**Goal:** Gather the lines that hold the string "Write".

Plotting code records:
========
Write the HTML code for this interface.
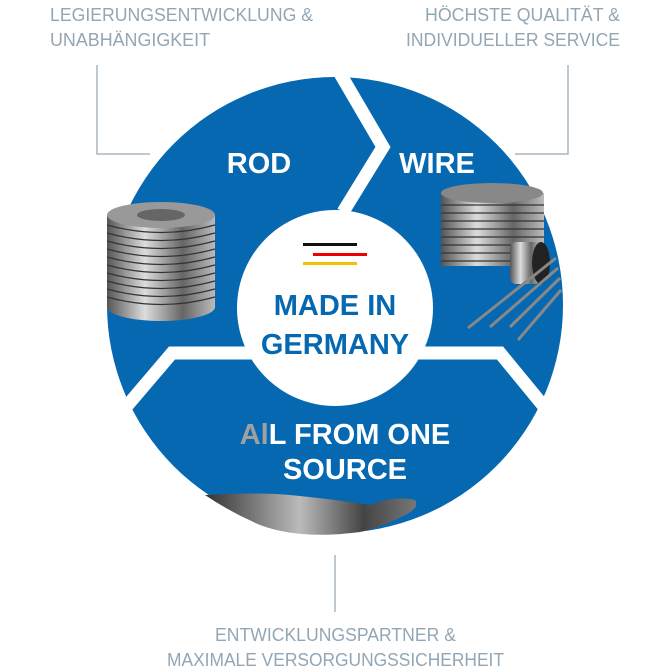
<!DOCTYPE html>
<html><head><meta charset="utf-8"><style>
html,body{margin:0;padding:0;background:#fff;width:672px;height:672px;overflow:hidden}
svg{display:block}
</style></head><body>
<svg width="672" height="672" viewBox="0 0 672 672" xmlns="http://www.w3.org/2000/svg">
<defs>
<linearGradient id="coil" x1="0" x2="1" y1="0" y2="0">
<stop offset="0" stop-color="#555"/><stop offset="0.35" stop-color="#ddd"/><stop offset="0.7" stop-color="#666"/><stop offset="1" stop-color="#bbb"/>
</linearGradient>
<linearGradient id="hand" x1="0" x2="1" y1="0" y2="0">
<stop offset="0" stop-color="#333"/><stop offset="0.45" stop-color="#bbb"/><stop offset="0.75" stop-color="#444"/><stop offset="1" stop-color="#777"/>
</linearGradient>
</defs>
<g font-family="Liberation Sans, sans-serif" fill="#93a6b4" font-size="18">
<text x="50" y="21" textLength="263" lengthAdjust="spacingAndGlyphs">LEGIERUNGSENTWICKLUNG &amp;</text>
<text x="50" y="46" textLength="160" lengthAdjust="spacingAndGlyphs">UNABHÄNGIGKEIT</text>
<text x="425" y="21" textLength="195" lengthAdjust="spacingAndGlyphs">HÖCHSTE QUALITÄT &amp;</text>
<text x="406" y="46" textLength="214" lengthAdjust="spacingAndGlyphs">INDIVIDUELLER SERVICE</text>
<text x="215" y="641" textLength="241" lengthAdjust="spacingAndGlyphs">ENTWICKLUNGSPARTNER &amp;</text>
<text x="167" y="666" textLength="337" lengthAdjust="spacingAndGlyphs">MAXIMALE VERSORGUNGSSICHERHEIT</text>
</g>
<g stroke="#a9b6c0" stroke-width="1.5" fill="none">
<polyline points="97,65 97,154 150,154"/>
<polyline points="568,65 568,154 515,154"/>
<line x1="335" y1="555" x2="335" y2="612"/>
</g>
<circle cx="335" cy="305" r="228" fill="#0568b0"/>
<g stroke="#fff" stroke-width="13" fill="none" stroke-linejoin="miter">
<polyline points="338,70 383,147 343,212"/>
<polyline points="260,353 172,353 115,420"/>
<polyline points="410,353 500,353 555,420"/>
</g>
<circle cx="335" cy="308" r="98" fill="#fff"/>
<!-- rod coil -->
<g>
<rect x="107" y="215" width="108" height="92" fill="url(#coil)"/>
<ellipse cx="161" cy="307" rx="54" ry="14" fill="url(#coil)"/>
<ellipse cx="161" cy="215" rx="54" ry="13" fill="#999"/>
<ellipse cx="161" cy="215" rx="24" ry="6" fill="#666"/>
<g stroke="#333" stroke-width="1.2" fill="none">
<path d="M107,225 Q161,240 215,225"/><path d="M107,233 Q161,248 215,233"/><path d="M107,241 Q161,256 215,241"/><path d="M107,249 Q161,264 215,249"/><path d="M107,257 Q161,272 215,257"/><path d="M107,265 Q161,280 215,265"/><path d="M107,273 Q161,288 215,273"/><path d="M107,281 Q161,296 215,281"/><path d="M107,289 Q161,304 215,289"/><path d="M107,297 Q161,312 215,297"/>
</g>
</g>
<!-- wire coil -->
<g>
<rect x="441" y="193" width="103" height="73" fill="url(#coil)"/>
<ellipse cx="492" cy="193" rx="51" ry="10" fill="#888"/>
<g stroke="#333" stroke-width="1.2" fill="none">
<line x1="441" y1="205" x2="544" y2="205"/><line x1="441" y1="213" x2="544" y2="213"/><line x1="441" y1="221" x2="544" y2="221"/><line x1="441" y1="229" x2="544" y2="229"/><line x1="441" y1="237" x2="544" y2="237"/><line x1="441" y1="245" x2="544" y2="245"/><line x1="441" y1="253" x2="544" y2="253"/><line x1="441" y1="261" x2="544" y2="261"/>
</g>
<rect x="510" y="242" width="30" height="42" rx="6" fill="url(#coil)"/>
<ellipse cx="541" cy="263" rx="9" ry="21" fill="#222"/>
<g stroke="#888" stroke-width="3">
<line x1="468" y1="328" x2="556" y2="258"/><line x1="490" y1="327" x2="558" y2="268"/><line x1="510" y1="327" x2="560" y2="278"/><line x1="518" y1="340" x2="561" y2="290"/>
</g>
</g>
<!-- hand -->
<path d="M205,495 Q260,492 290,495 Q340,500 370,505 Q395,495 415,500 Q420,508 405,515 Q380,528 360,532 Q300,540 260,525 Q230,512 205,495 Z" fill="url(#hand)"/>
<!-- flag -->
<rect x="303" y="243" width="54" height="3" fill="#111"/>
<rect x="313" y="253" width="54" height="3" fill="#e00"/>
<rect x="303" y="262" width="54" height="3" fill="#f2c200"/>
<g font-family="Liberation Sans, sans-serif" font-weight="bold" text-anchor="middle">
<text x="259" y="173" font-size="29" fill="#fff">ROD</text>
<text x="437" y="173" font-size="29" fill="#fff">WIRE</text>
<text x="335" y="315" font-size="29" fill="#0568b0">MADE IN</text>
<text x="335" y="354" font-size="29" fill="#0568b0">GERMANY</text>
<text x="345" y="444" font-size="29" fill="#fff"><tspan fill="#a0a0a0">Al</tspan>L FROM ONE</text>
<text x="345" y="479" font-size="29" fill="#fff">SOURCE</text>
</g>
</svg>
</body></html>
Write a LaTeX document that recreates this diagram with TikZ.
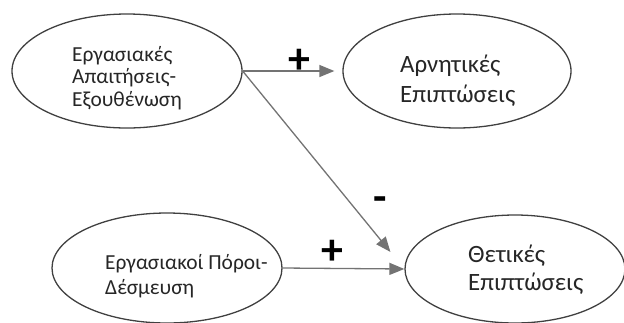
========
**Written response:**
Write the HTML code for this interface.
Write a LaTeX document that recreates this diagram with TikZ.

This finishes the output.